When I began playing Glare, my initial impression was of a competent and polished platformer that, while pleasant, was unremarkable. However, the more I played, the more my expectations were defied—not suddenly, all at once, but gradually as the game continued to add new moves to my repertoire and gently ramped up the complexity of the challenges to which I needed to apply them. In the end, I was surprised by how much I enjoyed this game.
The action here is kinetic as you fly down ziplines and hurl yourself between floating launchers while avoiding brambles, spikes, and lava. You regularly stop to fight off enemies, but later in the game you often have to deal with them on the move or while in a precarious position, like in the middle of a delicate wall cling maneuver. You come to navigate obstacles while moving with great speed, intuiting what you need to do next on the fly. It feels good.
The stages do not simply progress from side to side but lead you in all directions through intricately crafted, occasionally clever level design, facilitated by a camera that pans and angles around the pretty 2.5D environment with careful scripting. Although your path sometimes loops back across itself pleasingly after you gain a new ability, this is a thoroughly linear game, not a Metroid descendant.

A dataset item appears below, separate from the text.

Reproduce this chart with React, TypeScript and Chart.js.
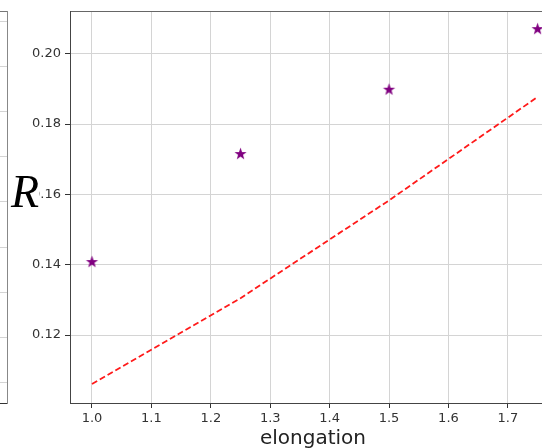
import React, { useEffect, useRef } from "react";
import { Chart, registerables } from "chart.js";

Chart.register(...registerables);

// ---- data ----
const ELONGATION = [1.0, 1.25, 1.5, 1.75];
const R_MEASURED = [0.1409, 0.1716, 0.1899, 0.2071];
const R_MODEL = [0.1061, 0.1305, 0.1583, 0.1877];

const X_TICKS = [1.0, 1.1, 1.2, 1.3, 1.4, 1.5, 1.6, 1.7];
const Y_TICKS = [0.12, 0.14, 0.16, 0.18, 0.2];
const X_MIN = 0.963;
const X_MAX = 1.781;
const Y_MIN = 0.1007;
const Y_MAX = 0.2119;

// neighbouring (cut-off) panel: only its grid is visible
const LEFT_PANEL_TICKS = [0, 1, 2, 3, 4, 5, 6, 7, 8];
const LEFT_PANEL_MIN = -0.442;
const LEFT_PANEL_MAX = 8.221;

const X_LABEL = "elongation";
const Y_LABEL = "R";

const FONT = '"DejaVu Sans", sans-serif';
const GRID = "#d4d4d4";
const AXIS = "#444";

function makeStar(color: string, outer: number, inner: number): HTMLCanvasElement {
  const size = Math.ceil(outer * 2) + 2;
  const c = document.createElement("canvas");
  c.width = size;
  c.height = size;
  const ctx = c.getContext("2d")!;
  const cx = size / 2;
  const cy = size / 2 + 0.5;
  ctx.beginPath();
  for (let i = 0; i < 10; i++) {
    const r = i % 2 === 0 ? outer : inner;
    const a = -Math.PI / 2 + (i * Math.PI) / 5;
    const px = cx + r * Math.cos(a);
    const py = cy + r * Math.sin(a);
    if (i === 0) ctx.moveTo(px, py);
    else ctx.lineTo(px, py);
  }
  ctx.closePath();
  ctx.fillStyle = color;
  ctx.fill();
  return c;
}

const MAIN_W = 570;
const H = 448;
const LEFT_W = 200;

export default function App() {
  const mainRef = useRef<HTMLCanvasElement>(null);
  const leftRef = useRef<HTMLCanvasElement>(null);

  useEffect(() => {
    const star = makeStar("#800080", 6.4, 2.6);

    const main = new Chart(mainRef.current!, {
      type: "scatter",
      data: {
        datasets: [
          {
            label: "model",
            data: ELONGATION.map((x, i) => ({ x, y: R_MODEL[i] })),
            showLine: true,
            borderColor: "#ff1a1a",
            borderWidth: 1.8,
            borderDash: [6, 3],
            pointRadius: 0,
            fill: false,
          },
          {
            label: "measured",
            data: ELONGATION.map((x, i) => ({ x, y: R_MEASURED[i] })),
            pointStyle: star as any,
            pointRadius: 7,
            backgroundColor: "#800080",
            borderColor: "#800080",
          },
        ],
      },
      options: {
        animation: false,
        responsive: false,
        layout: { padding: { left: 0, top: 11, right: MAIN_W - 556, bottom: 0 } },
        plugins: { legend: { display: false }, tooltip: { enabled: false } },
        scales: {
          x: {
            type: "linear",
            position: "bottom",
            min: X_MIN,
            max: X_MAX,
            afterBuildTicks: (s: any) => {
              s.ticks = X_TICKS.map((v) => ({ value: v }));
            },
            afterFit: (s: any) => {
              s.height = 45;
            },
            ticks: {
              callback: (v: any) => Number(v).toFixed(1),
              font: { family: FONT, size: 13 },
              color: "#333",
              padding: 3,
              maxRotation: 0,
              autoSkip: false,
            },
            grid: { color: GRID, lineWidth: 1, tickLength: 5, tickColor: "#333" },
            border: { color: AXIS, width: 1 },
            title: {
              display: true,
              text: X_LABEL,
              font: { family: FONT, size: 20 },
              color: "#222",
              padding: { top: 0, bottom: -3 },
            },
          },
          x2: {
            type: "linear",
            position: "top",
            min: X_MIN,
            max: X_MAX,
            ticks: { display: false },
            grid: { display: false, drawTicks: false },
            border: { display: true, color: "#666", width: 1 },
            afterFit: (s: any) => {
              s.height = 0;
            },
          },
          y: {
            type: "linear",
            position: "left",
            min: Y_MIN,
            max: Y_MAX,
            afterBuildTicks: (s: any) => {
              s.ticks = Y_TICKS.map((v) => ({ value: v }));
            },
            afterFit: (s: any) => {
              s.width = 70;
            },
            ticks: {
              callback: (v: any) => Number(v).toFixed(2),
              font: { family: FONT, size: 13 },
              color: "#333",
              padding: 4,
              autoSkip: false,
            },
            grid: { color: GRID, lineWidth: 1, tickLength: 5, tickColor: "#333" },
            border: { color: AXIS, width: 1 },
          },
        },
      },
    });

    const left = new Chart(leftRef.current!, {
      type: "scatter",
      data: { datasets: [{ data: [] }] },
      options: {
        animation: false,
        responsive: false,
        layout: { padding: { left: 0, top: 11, right: 1, bottom: H - 403 } },
        plugins: { legend: { display: false }, tooltip: { enabled: false } },
        scales: {
          x: {
            type: "linear",
            position: "bottom",
            display: true,
            min: 0,
            max: 1,
            ticks: { display: false },
            grid: { display: false, drawTicks: false },
            border: { display: true, color: "#333", width: 1 },
            afterFit: (s: any) => {
              s.height = 0;
            },
          },
          x2: {
            type: "linear",
            position: "top",
            display: true,
            min: 0,
            max: 1,
            ticks: { display: false },
            grid: { display: false, drawTicks: false },
            border: { display: true, color: "#777", width: 1 },
            afterFit: (s: any) => {
              s.height = 0;
            },
          },
          y: {
            type: "linear",
            position: "right",
            display: true,
            min: LEFT_PANEL_MIN,
            max: LEFT_PANEL_MAX,
            afterBuildTicks: (s: any) => {
              s.ticks = LEFT_PANEL_TICKS.map((v) => ({ value: v }));
            },
            ticks: { display: false },
            grid: { color: GRID, drawTicks: false },
            border: { display: true, color: "#888", width: 1 },
            afterFit: (s: any) => {
              s.width = 0;
            },
          },
        },
      },
    });

    return () => {
      main.destroy();
      left.destroy();
    };
  }, []);

  return (
    <div
      style={{
        position: "fixed",
        left: 0,
        top: 0,
        width: 542,
        height: H,
        overflow: "hidden",
        background: "#fff",
      }}
    >
      <canvas
        ref={leftRef}
        width={LEFT_W}
        height={H}
        style={{ position: "absolute", left: 8 - LEFT_W, top: 0, width: LEFT_W, height: H }}
      />
      <canvas
        ref={mainRef}
        width={MAIN_W}
        height={H}
        style={{ position: "absolute", left: 0, top: 0, width: MAIN_W, height: H }}
      />
      <span
        style={{
          position: "absolute",
          left: 11,
          top: 169,
          display: "inline-block",
          fontFamily: '"Liberation Serif", "DejaVu Serif", serif',
          fontStyle: "italic",
          fontSize: 46,
          lineHeight: "46px",
          background: "#fff",
          color: "#000",
        }}
      >
        {Y_LABEL}
      </span>
    </div>
  );
}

Every time I expected Glare to do something lazy, it surprised me and did something fun instead. After passing a few rock barriers that were colored differently from the ones that I could break with my bomb attack, I was prepared to find a simple upgrade to that move; instead, an effect was added to my slide, which meant that I had to find the right way to use terrain if I wanted to smash through those rocks. Then I found situations in which I was required to chain my slide to break multiple barriers, and soon I was burning through sloped corridors filled with ineffectual enemies that were there just so that I could enjoy tearing through them with this screw attack analogue. Instead of just giving me the key to this lock, the game added a wrinkle that affected everything.
That's what it's like. It does the fun thing. Glare is not some amazing, must-play game, but it also never meant to be; it just wants to be a good platformer. And it really is.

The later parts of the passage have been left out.